I look at my condiments. Two packets say “chili sauce” and two say “ketchup.” I try the chili sauce for my fries first and kind of like it. It tastes a little like barbeque. When the chili sauce is gone, I open a packet of ketchup.

“This is interesting,” I say to Julianne.

“It is?” she says, surprised. “It tastes normal to me. Is it weird?”

Yes. It is weird. It tastes like the chili sauce without the spices, which is to say it is watery and is not like any ketchup I’ve ever had.

“That’s so weird,” says Julianne. “I guess I’m just used to it.”

We have this conversation many times: I bring up all the things that surprise me about India and Julianne laughs at how normal these things seem to her now, remembering her similar shock as a newbie in the country.

“There are no seals on the doors or the windows!” I exclaim, telling her about the lizard that ran into my room.

She replies, “Oh, I guess that’s different.

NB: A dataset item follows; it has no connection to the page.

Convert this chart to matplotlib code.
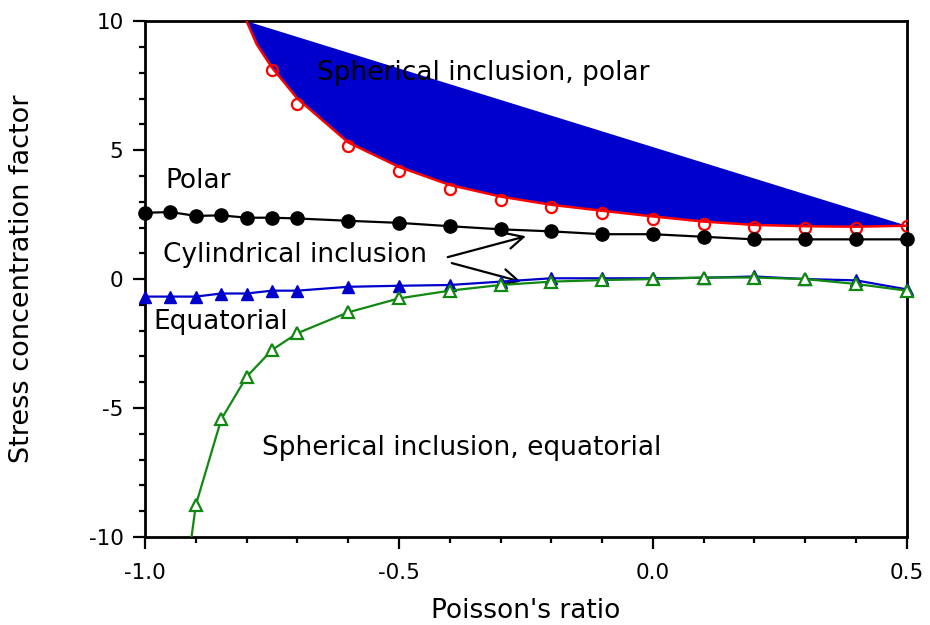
import matplotlib
matplotlib.use("Agg")
import matplotlib.pyplot as plt
from matplotlib.ticker import MultipleLocator, FormatStrFormatter

plt.rcParams["axes.unicode_minus"] = False

# spherical inclusion, polar (open red circles)
sph_polar_x = [-0.75, -0.7, -0.6, -0.5, -0.4, -0.3, -0.2, -0.1, 0.0, 0.1, 0.2, 0.3, 0.4, 0.5]
sph_polar_y = [8.1, 6.8, 5.15, 4.2, 3.5, 3.08, 2.78, 2.55, 2.33, 2.13, 2.02, 1.98, 1.98, 2.05]
# fitted curve for spherical polar
sph_polar_curve_x = [-0.8, -0.78, -0.75, -0.7, -0.6, -0.5, -0.4, -0.3, -0.2, -0.1, 0.0, 0.1, 0.2, 0.3, 0.4, 0.5]
sph_polar_curve_y = [10.0, 9.1, 8.2, 7.0, 5.3, 4.35, 3.65, 3.2, 2.88, 2.65, 2.43, 2.23, 2.1, 2.05, 2.03, 2.07]

# cylindrical inclusion, polar (filled black circles)
cyl_polar_x = [-1.0, -0.95, -0.9, -0.85, -0.8, -0.75, -0.7, -0.6, -0.5, -0.4, -0.3,
               -0.2, -0.1, 0.0, 0.1, 0.2, 0.3, 0.4, 0.5]
cyl_polar_y = [2.57, 2.6, 2.45, 2.47, 2.38, 2.38, 2.35, 2.26, 2.18, 2.05, 1.93,
               1.85, 1.74, 1.74, 1.64, 1.54, 1.54, 1.54, 1.54]

# cylindrical inclusion, equatorial (filled blue triangles)
cyl_eq_x = [-1.0, -0.95, -0.9, -0.85, -0.8, -0.75, -0.7, -0.6, -0.5, -0.4, -0.3,
            -0.2, -0.1, 0.0, 0.1, 0.2, 0.3, 0.4, 0.5]
cyl_eq_y = [-0.68, -0.68, -0.68, -0.56, -0.56, -0.45, -0.45, -0.3, -0.26, -0.23, -0.1,
            0.03, 0.03, 0.03, 0.05, 0.1, 0.0, -0.05, -0.4]

# spherical inclusion, equatorial (open green triangles)
sph_eq_x = [-0.9, -0.85, -0.8, -0.75, -0.7, -0.6, -0.5, -0.4, -0.3, -0.2, -0.1,
            0.0, 0.1, 0.2, 0.3, 0.4, 0.5]
sph_eq_y = [-8.76, -5.44, -3.79, -2.75, -2.1, -1.29, -0.75, -0.45, -0.23, -0.1, -0.04,
            0.0, 0.06, 0.06, 0.0, -0.19, -0.45]
sph_eq_curve_x = [-0.912] + sph_eq_x
sph_eq_curve_y = [-10.5] + sph_eq_y

fig = plt.figure(figsize=(9.3, 6.25), dpi=100)
ax = fig.add_axes([0.156, 0.141, 0.819, 0.825])

fs = 19

# blue shaded region bounded by the spherical polar curve
ax.fill(sph_polar_curve_x, sph_polar_curve_y, color="#0000CC", lw=0, zorder=1)
ax.plot(sph_polar_curve_x, sph_polar_curve_y, color="red", lw=1.8, zorder=3)
ax.plot(sph_polar_x, sph_polar_y, ls="none", marker="o", ms=8, mfc="none",
        mec="red", mew=1.6, zorder=3)

ax.plot(cyl_polar_x, cyl_polar_y, color="black", lw=1.6, marker="o", ms=9.5,
        clip_on=False, zorder=4)

ax.plot(cyl_eq_x, cyl_eq_y, color="#0000CC", lw=1.6, marker="^", ms=8.5,
        clip_on=False, zorder=4)

ax.plot(sph_eq_curve_x, sph_eq_curve_y, color="#118811", lw=1.6, zorder=5)
ax.plot(sph_eq_x, sph_eq_y, ls="none", marker="^", ms=8, mfc="white",
        mec="#118811", mew=1.6, clip_on=False, zorder=5)

ax.text(-0.661, 8.0, "Spherical inclusion, polar", fontsize=fs, va="center", zorder=6)
ax.text(-0.961, 3.8, "Polar", fontsize=fs, va="center")
ax.text(-0.965, 0.93, "Cylindrical inclusion", fontsize=fs, va="center")
ax.text(-0.984, -1.67, "Equatorial", fontsize=fs, va="center")
ax.text(-0.77, -6.55, "Spherical inclusion, equatorial", fontsize=fs, va="center")

arrow = dict(arrowstyle="->", color="black", lw=1.6, mutation_scale=28, shrinkA=0, shrinkB=0)
ax.annotate("", xy=(-0.25, 1.66), xytext=(-0.404, 0.85), arrowprops=arrow)
ax.annotate("", xy=(-0.26, -0.1), xytext=(-0.396, 0.62), arrowprops=arrow)

ax.set_xlim(-1.0, 0.5)
ax.set_ylim(-10, 10)
ax.xaxis.set_major_locator(MultipleLocator(0.5))
ax.xaxis.set_minor_locator(MultipleLocator(0.1))
ax.xaxis.set_major_formatter(FormatStrFormatter("%.1f"))
ax.yaxis.set_major_locator(MultipleLocator(5))
ax.yaxis.set_minor_locator(MultipleLocator(1))

ax.tick_params(which="both", direction="out", width=1.6, labelsize=15.5,
               top=False, right=False)
ax.tick_params(which="major", length=8.5)
ax.tick_params(which="minor", length=4)
ax.tick_params(axis="x", which="major", pad=10)
ax.tick_params(axis="y", which="major", pad=7)
for s in ax.spines.values():
    s.set_linewidth(2)

ax.set_xlabel("Poisson's ratio", fontsize=fs)
ax.set_ylabel("Stress concentration factor", fontsize=19.5)
ax.xaxis.set_label_coords(0.5, -0.118)
ax.yaxis.set_label_coords(-0.145, 0.5)

fig.savefig("out.png", dpi=100)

Yeah.”

The Big Cheese “hamburger” is also an oddity, but Julianne doesn’t dispute this at all. It comes encased in a mountain of mayonnaise and is composed of a hard outer breading with tiny bits of in-tact vegetables inside. I can make out a pea here and a chunk of potato there. It is, in a word, terrible and has the distinction of being the only meal that has soured my stomach during my stay in India to date.

Go McDonald’s! I should have known better.

We are both pretty tired after lunch, so we decide to take another auto-rickshaw back to Defense Colony. Julianne does her expert bargaining again and sees me home.

We decide to do church and the zoo together tomorrow, and hug goodbye.